The wife of the lonely couple sat up straight, then bowed over and wept softly into her handkerchief every 15 seconds or so, her earrings shaking silently as she cried. The husband held fast, staring forward blankly. Then he bent over and pressed his mouth into his handkerchief, a look of desperation flashing in his eyes between sobs.

When the president of the university stood to talk he received a standing ovation. He said, "Words are weak symbols of our feelings at times like this." Governor Tim Kaine spoke effectively. When he said nothing could make up for losing a son or daughter, the wife of the lonely couple broke down quietly again. Kaine introduced Bush as a man who knows that one of his jobs is to provide comfort in times of crisis. And the President took the podium.

He received a standing ovation from the crowd. And his ability to be genuinely sympathetic carried him through the first few minutes of the speech. Then he went flat, emotionally. But his words still had force. The general audience was focused closely on him. The lonely couple watched and cried when he said things that cut them, as when he urged the community to look after those whose sons and daughters would never come back. Or when he said of the dead, "Now they're gone." At that, the husband leaned hard onto his fist. "A parent's love is never far from a child," the President said and they both broke down, then sat back up. "Reach out to help those who have lost a son or daughter," he said. And they sobbed.

The couple stared blankly through most of the four religious statements, but cried when the Buddhist extolled the incomparable preciousness of the individual human life and when the head of the local Hillel center read Ecclesiastes — "to everything there is a season..." It was heart-rending to watch.

And it was all the more so for the contrast with the crowd around them. Here was true, inexpressible grief surrounded by something sincere but much different: a massive auditorium that wanted to express outrage and sadness, but was overwhelmed by neither; 10,000 genuinely distraught but emotionally uncertain young people. The eeriness of the stadium overpowered the scene. There were thousands of kids filling their home team's sports arena looking to mourn but dressed for a ballgame, all while quiet, small agonies were going on in their midst.

And everyone felt it. When English Professor and resident poet Nikki Giovanni delivered her final comments, it was not clear how her assertions of strength and unity were being received. There was a dangerous undercurrent throughout, a feeling that the professor was striking not quite the right note when she said, "We are Virginia Tech." And when she said that there was tragedy everywhere, including when an elephant was killed for its ivory or a child was killed by a rolling boulder it was hard to tell if she'd quite captured what the crowd was searching for. And as she let loose with her final assertion — "We will prevail! We will prevail! We will prevail!" — there was a terrifying split-second when no one clapped, and you could feel a sudden fear run through the place, that the community hadn't, in fact, come together, that they wouldn't prevail.

And then the applause broke loud and sustained. And when it faded a few students started with the chant: "Let's Go Hokies!" and it carried the stadium. It was both powerful and somehow spooky — as if the cheers of a basketball game had been overlaid on top of the deaths of 33 very real, terribly important young people because the community needed to feel united. It was a genuine need, but it was something different from the real grieving going on in their midst.

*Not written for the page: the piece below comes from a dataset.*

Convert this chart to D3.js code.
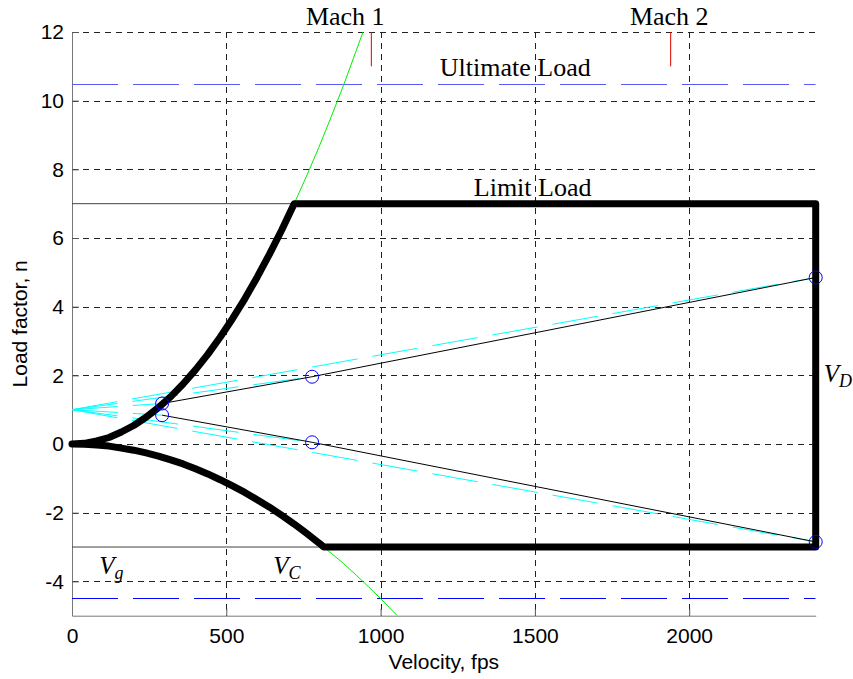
<!DOCTYPE html>
<html>
<head>
<meta charset="utf-8">
<script src="https://cdn.jsdelivr.net/npm/d3@7"></script>
<style>
  body { margin: 0; background: #fff; }
  svg { display: block; }
</style>
</head>
<body>
<div id="chart"></div>
<script>
// V-n diagram data

// positive stall line (green), thick black until it reaches the limit load
const stallV = [0, 40, 80, 120, 160, 200, 240, 280, 320, 360, 400, 440, 480, 520, 560, 600, 640, 680, 720, 760, 800, 840, 880, 920, 943];
const stallN = [0, 0.02, 0.09, 0.19, 0.35, 0.54, 0.78, 1.06, 1.38, 1.75, 2.16, 2.61, 3.11, 3.65, 4.23, 4.86, 5.53, 6.24, 7.00, 7.80, 8.64, 9.53, 10.45, 11.43, 12.0];

// negative stall line
const negStallV = [0, 40, 80, 120, 160, 200, 240, 280, 320, 360, 400, 440, 480, 520, 560, 600, 640, 680, 720, 760, 800, 816, 840, 880, 920, 960, 1000, 1040, 1054];
const negStallN = [0, -0.01, -0.03, -0.06, -0.12, -0.18, -0.26, -0.35, -0.46, -0.58, -0.72, -0.87, -1.04, -1.22, -1.41, -1.62, -1.84, -2.08, -2.33, -2.60, -2.88, -3.00, -3.18, -3.48, -3.81, -4.15, -4.50, -4.87, -5.00];

// gust points (Vg, Vc, Vd) and gust lines from n = 1
const gustV = [0, 292, 778, 2410];
const gustPos = [1, 1.18, 1.96, 4.85];
const gustNeg = [1, 0.84, 0.05, -2.85];

const limitPos = 7, limitNeg = -3;
const ultimatePos = 10.5, ultimateNeg = -4.5;
const VD = 2410;
const machV = [970, 1940];
const machNames = ["Mach 1", "Mach 2"];

const xTicks = [0, 500, 1000, 1500, 2000];
const yTicks = [-4, -2, 0, 2, 4, 6, 8, 10, 12];

const width = 853, height = 679;
const margin = {left: 72, right: 37.3, top: 32, bottom: 63.3};

const svg = d3.select("#chart")
    .append("svg")
    .attr("width", width)
    .attr("height", height);

const x = d3.scaleLinear().domain([0, VD]).range([margin.left, width - margin.right]);
const y = d3.scaleLinear().domain([-5, 12]).range([height - margin.bottom, margin.top]);

svg.append("defs").append("clipPath").attr("id", "plot")
    .append("rect")
    .attr("x", x(0)).attr("y", y(12))
    .attr("width", x(VD) - x(0)).attr("height", y(-5) - y(12));

// grid
const grid = svg.append("g").attr("stroke", "#222").attr("stroke-width", 1).attr("stroke-dasharray", "6,5");
grid.selectAll(".gx").data(xTicks).enter().append("line")
    .attr("x1", d => Math.round(x(d)) + 0.5).attr("x2", d => Math.round(x(d)) + 0.5)
    .attr("y1", y(12)).attr("y2", y(-5));
grid.selectAll(".gy").data(yTicks).enter().append("line")
    .attr("y1", d => Math.round(y(d)) + 0.5).attr("y2", d => Math.round(y(d)) + 0.5)
    .attr("x1", x(0)).attr("x2", x(VD));

// axes
const fmt = d => String(d);
const xAxis = svg.append("g")
    .attr("transform", `translate(0,${y(-5)})`)
    .call(d3.axisBottom(x).tickValues(xTicks).tickFormat(fmt).tickSizeInner(-7).tickSizeOuter(0).tickPadding(12));
const yAxis = svg.append("g")
    .attr("transform", `translate(${x(0)},0)`)
    .call(d3.axisLeft(y).tickValues(yTicks).tickFormat(fmt).tickSizeInner(-7).tickSizeOuter(0).tickPadding(8));
[xAxis, yAxis].forEach(a => {
    a.select(".domain").attr("stroke", "#777");
    a.selectAll(".tick line").attr("stroke", "#555");
    a.selectAll("text")
        .attr("font-family", "'Liberation Sans', Arial, sans-serif")
        .attr("font-size", "21px")
        .attr("fill", "#000");
});

const plot = svg.append("g").attr("clip-path", "url(#plot)");
const line = d3.line().x(d => x(d[0])).y(d => y(d[1]));

// thin limit lines from the origin side
plot.append("line")
    .attr("x1", x(0)).attr("x2", x(720))
    .attr("y1", y(limitPos)).attr("y2", y(limitPos))
    .attr("stroke", "#444").attr("stroke-width", 1);
plot.append("line")
    .attr("x1", x(0)).attr("x2", x(816))
    .attr("y1", y(limitNeg)).attr("y2", y(limitNeg))
    .attr("stroke", "#444").attr("stroke-width", 1);

// ultimate load lines
plot.append("line")
    .attr("x1", x(0)).attr("x2", x(VD))
    .attr("y1", Math.round(y(ultimatePos)) + 0.5).attr("y2", Math.round(y(ultimatePos)) + 0.5)
    .attr("stroke", "#5a5af5").attr("stroke-width", 1)
    .attr("stroke-dasharray", "46,15");
plot.append("line")
    .attr("x1", x(0)).attr("x2", x(VD))
    .attr("y1", Math.floor(y(ultimateNeg)) + 0.5).attr("y2", Math.floor(y(ultimateNeg)) + 0.5)
    .attr("stroke", "#0000ff").attr("stroke-width", 1.2)
    .attr("stroke-dasharray", "46,15");

// gust lines (cyan, dashed) from n = 1
[gustPos, gustNeg].forEach(g => {
    for (let i = 1; i < gustV.length; i++) {
        plot.append("line")
            .attr("x1", x(gustV[0])).attr("y1", y(g[0]))
            .attr("x2", x(gustV[i])).attr("y2", y(g[i]))
            .attr("stroke", "#00ffff").attr("stroke-width", 1)
            .attr("stroke-dasharray", "46,15");
    }
});

// gust envelope (thin black)
[gustPos, gustNeg].forEach(g => {
    plot.append("path")
        .attr("d", line(gustV.slice(1).map((v, i) => [v, g[i + 1]])))
        .attr("fill", "none").attr("stroke", "#000").attr("stroke-width", 1);
});

// stall lines (green)
plot.append("path")
    .attr("d", line(stallV.map((v, i) => [v, stallN[i]])))
    .attr("fill", "none").attr("stroke", "#00ee00").attr("stroke-width", 1);
plot.append("path")
    .attr("d", line(negStallV.map((v, i) => [v, negStallN[i]])))
    .attr("fill", "none").attr("stroke", "#00ee00").attr("stroke-width", 1);

// maneuver envelope (thick black)
const env = [];
stallV.forEach((v, i) => { if (stallN[i] <= limitPos) env.push([v, stallN[i]]); });
env.push([VD, limitPos]);
env.push([VD, limitNeg]);
const negPart = [];
negStallV.forEach((v, i) => { if (negStallN[i] >= limitNeg) negPart.push([v, negStallN[i]]); });
negPart.reverse().forEach(p => env.push(p));
svg.append("path")
    .attr("d", line(env))
    .attr("fill", "none").attr("stroke", "#000").attr("stroke-width", 7)
    .attr("stroke-linejoin", "round").attr("stroke-linecap", "round");

// gust points
const pts = gustV.slice(1).map((v, i) => [v, gustPos[i + 1]])
    .concat(gustV.slice(1).map((v, i) => [v, gustNeg[i + 1]]));
svg.selectAll(".gp").data(pts).enter().append("circle")
    .attr("cx", d => x(d[0])).attr("cy", d => y(d[1])).attr("r", 6.5)
    .attr("fill", "none").attr("stroke", "#0000ff").attr("stroke-width", 1);

// Mach markers
svg.selectAll(".mach").data(machV).enter().append("line")
    .attr("x1", d => x(d)).attr("x2", d => x(d))
    .attr("y1", y(12)).attr("y2", y(11))
    .attr("stroke", "#e00000").attr("stroke-width", 1);

// annotations
const serif = "'Liberation Serif', 'Times New Roman', serif";
const notes = [
    {t: machNames[0], v: 758, n: 12.2},
    {t: machNames[1], v: 1808, n: 12.2},
    {t: "Ultimate Load", v: 1192, n: 10.72},
    {t: "Limit Load", v: 1302, n: 7.22}
];
svg.selectAll(".note").data(notes).enter().append("text")
    .attr("x", d => x(d.v)).attr("y", d => y(d.n))
    .attr("font-family", serif).attr("font-size", "26px").attr("fill", "#000")
    .text(d => d.t);

const speeds = [
    {main: "V", sub: "g", v: 88, n: -3.79},
    {main: "V", sub: "C", v: 652, n: -3.79},
    {main: "V", sub: "D", v: 2436, n: 1.81}
];
speeds.forEach(s => {
    const t = svg.append("text")
        .attr("x", x(s.v)).attr("y", y(s.n))
        .attr("font-family", serif).attr("font-style", "italic")
        .attr("font-size", "25px").attr("fill", "#000");
    t.append("tspan").text(s.main);
    t.append("tspan").attr("dy", 5).attr("font-size", "18px").text(s.sub);
});

// axis labels
svg.append("text")
    .attr("x", (x(0) + x(VD)) / 2).attr("y", 669)
    .attr("text-anchor", "middle")
    .attr("font-family", "'Liberation Sans', Arial, sans-serif").attr("font-size", "21px")
    .text("Velocity, fps");
svg.append("text")
    .attr("transform", `translate(27,${y(3.5)}) rotate(-90)`)
    .attr("text-anchor", "middle")
    .attr("font-family", "'Liberation Sans', Arial, sans-serif").attr("font-size", "21px")
    .text("Load factor, n");
</script>
</body>
</html>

For their part, the lonely couple didn't seem any more upset after the chanting than they had been before. After Bush and his entourage had filed out to a back room, the couple rose, held hands and walked out, she crying, he biting his lip. They were escorted to a back room where Bush and the First Lady were meeting with survivors. Bush hugged them and consoled them. And he learned that they were one of two couples that had lost their only child, a son.